I'm starting to realize how poisonous it can be to be the one who's left believing you could have done better. To think that there was something you should have done to save something you threw away without so much as a blink of an eye is a terrible burden to carry.

There are times when I think back on what I could have said a few years ago - words that would have saved something good, something that was probably the best thing I have ever had in life. I can barely remember when I was last happy. I spend so much time rewinding my memories, trying to hold on to the strings of hope floating in the air, wishing that somehow, he still remembers me. Reasoning that he must, for his world once revolved around me.
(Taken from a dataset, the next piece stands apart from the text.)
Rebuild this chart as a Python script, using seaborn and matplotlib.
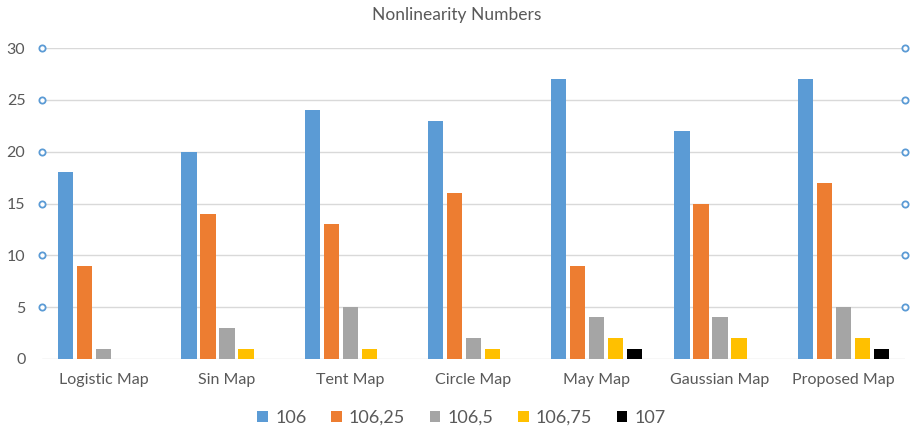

Fooling myself into thinking that maybe, just maybe, thoughts of me keep him up at night, too.

And then it dawns on me why I am where I am today. Slowly, these pictures arrange themselves into fragments of the distant past. I remember how he let me go to bed mad or sad or both, without even bothering to help calm me down. I remember how easy it was for him to let me walk away, simply because he couldn't bear to be man enough to admit his mistakes. I remember how much I loved him, so much so that there was a map on my skin, angry lines of roads that might lead me to the page he was on, because we were never on the same one.

I remember everything.

I remember saying, "Slow down, I'm not ready to lose you."

The sound of his footsteps walking away was the soundtrack to my nightmares.